Have the courage to tell Quebec, flat out, that if Canada is divisible, so is Quebec. And whatever clear voting standard is used to adjudicate the overall result of the province’s referendum will be the same result used to adjudicate the status of the province’s northern Cree regions, the Eastern Townships, and, most importantly, Montreal.
Which is to say: If 60% of Quebcers somehow can be convinced to vote for separation, while 60% of Montrealers vote to retain the status quo, then Ottawa should partition Montreal as part of sovereign Canada, free of Quebec’s parochial language laws, ethnic demagoguery and dead-end economic policies.
Partition wouldn’t be about Canada making any sort of land grab, even if that is how separatists would describe it. Partition would be about fulfilling our historical and constitutional obligations to Canadians — especially Anglophones and immigrants — who have grown up in this country expecting their government to respect basic rights (especially those pertaining to language and religion).
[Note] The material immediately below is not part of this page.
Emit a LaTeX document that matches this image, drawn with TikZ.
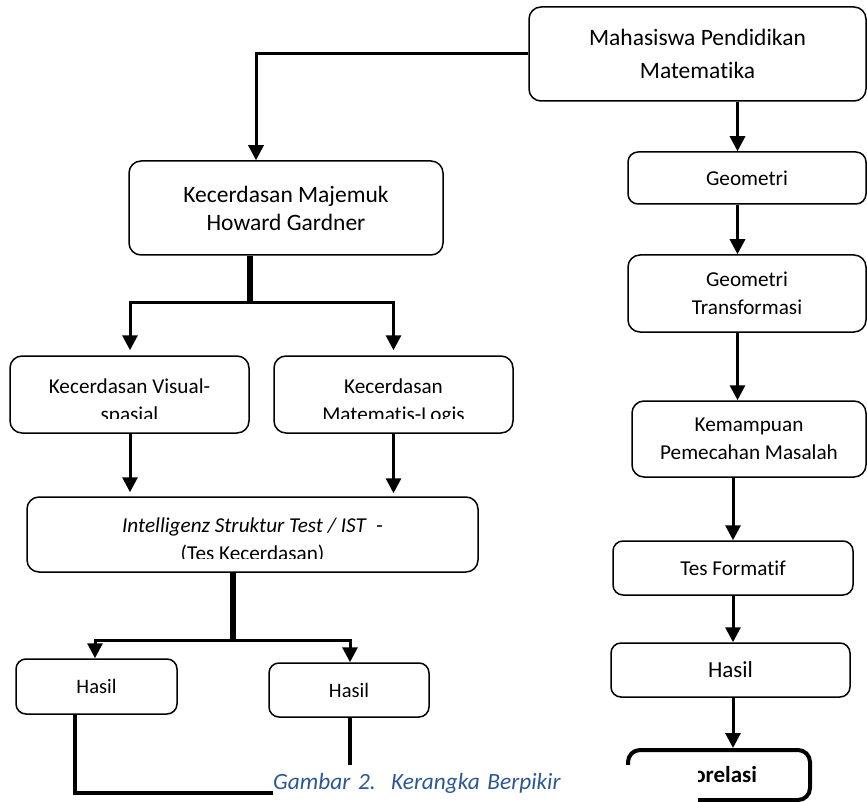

Since Quebec’s separatists have shown that they have no intention of respecting these rights — indeed, that are willing to ostentatiously flout these rights as a means to appeal to the worst instincts of Québécois voters — the federal government must signal that it will act decisively when the votes are counted.
It is fine for jaded Canadians in Toronto and Calgary to say they’re tired of Quebec’s complaints, and that the province can just “go its own way” if it likes. But there are several million people living in Quebec who oppose their provincial government’s separatist agenda, and they may soon be looking to Ottawa for vindication of their rights. In the unlikely event that the separatists win a referendum, the voices of these Canadians must not be ignored.”
Yes, because the imposition of a “border” cutting off parts of southern and eastern Québec from the rest of the Francophone nation will certainly go well. Crimea with a Canadian accent.
Like I said, seriously dysfunctional thinking.